ASU Composition Conference

On Friday, I made the Tucson to Phoenix trek with a colleague from my WPA seminar to see our celebrated professor and prolific writer Edward M White deliver his keynote speech. White often jests that he became known as the authority on writing assessment by default.


A Brooklyn Tale
White explained that what he was reading from came from his in-progress memoir, although some of the material was also included in a piece called "Coming into Class." White grew up in a working class household in Brooklyn, where his family was most proud of the fact that they had indoor plumbing. As a youth, White hid out in the Brooklyn City library to avoid the tough kids in the street, soon becoming consumed by books, reading all five volumes of The Three Musketeers by the age of 13.

Finding himself at Harvard because of his test taking skills and in spite of his father's best wishes (and an attempt to create diversity on campus), Ed earned his PhD and began teaching composition. Soon after, he secured himself a tenured track position at Wellesley, and explained that it wasn't too difficult teaching students of privilege what they already knew--White said that composition class wasn't too much different than the social norms the students followed at the formal dances.

100 Tiny Glances
Leaving a tenure track position at Wellesley, White headed west, taking a job at a new Cal State in the working class, railroad town of San Bernadino. It was there White "felt useful and the job worth doing."

White felt that the students in California were his kind of people because he didn't feel like an outsider for not having an extensive knowledge of wines. "I felt like an impostor," White said, "I had no style, and no class."
I believe White was quoting a colleague of his who got it right when he said, "class and race divisions were made up of 100 tiny glances."

For White, social class at Harvard and Wellesley felt like an extra curriculum that he would never quite master, sometimes feeling almost like "a part of the grounds-keeping crew."

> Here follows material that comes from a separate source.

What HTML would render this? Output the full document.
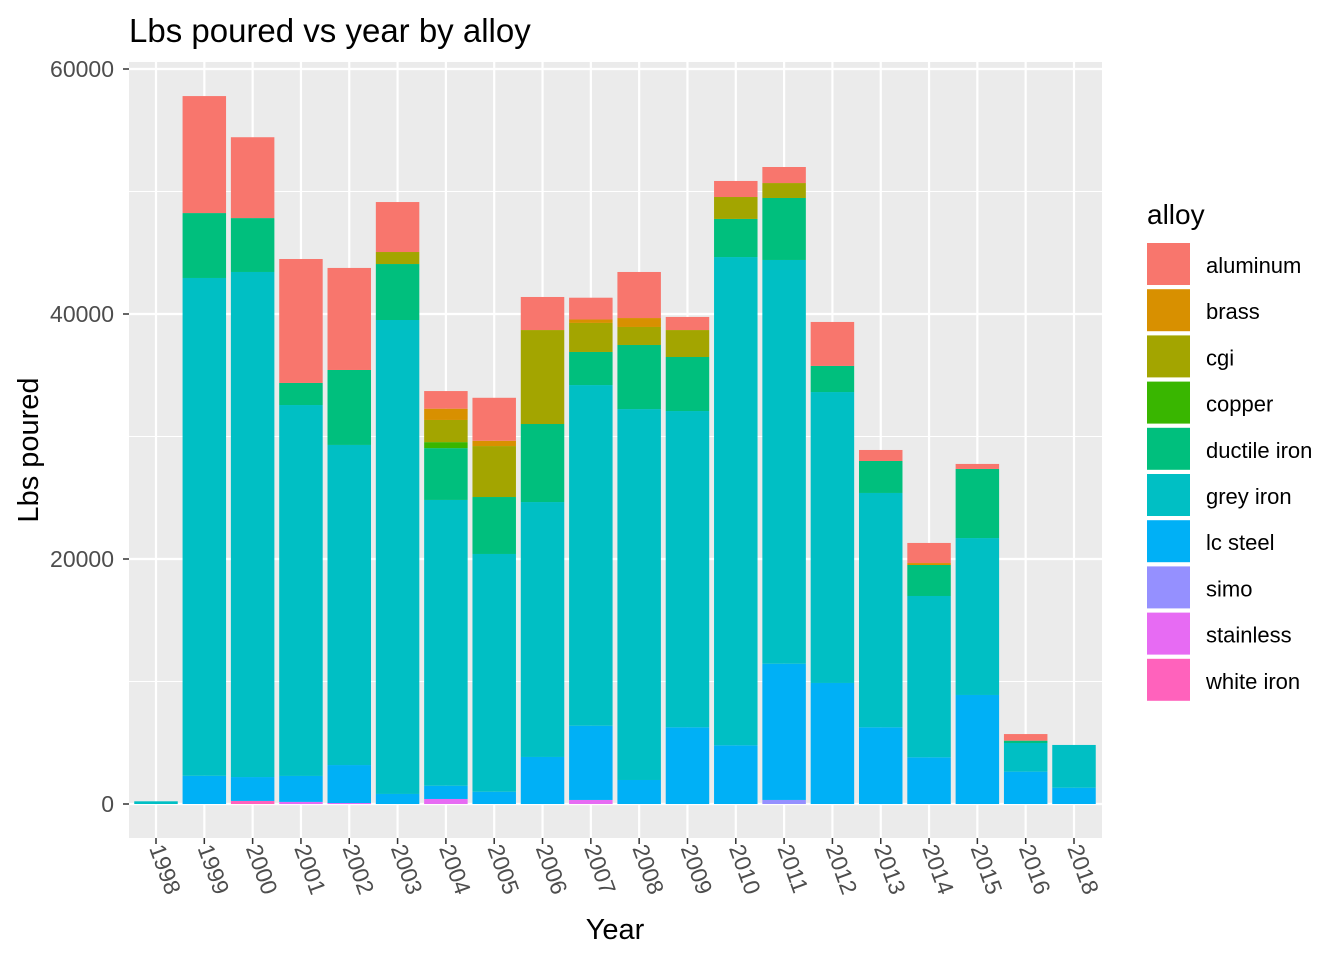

Even at Cal State San Bernadino, White found that these students who weren't as prepared as their Ivy League, East Coast counterparts still were "doggedly determined" and possessed a resistance that White took as a trapping of class. While the upper class students tended to be complacent, the working class students were similarly resistant to White's higher aspirations for them.
In the end, White sees how both situations made him want to "free students of the biases of the class."

White added, "I don't win in my imaginary conversations with my father. He's been past away for some years now, but I'm still met with a look of scorn."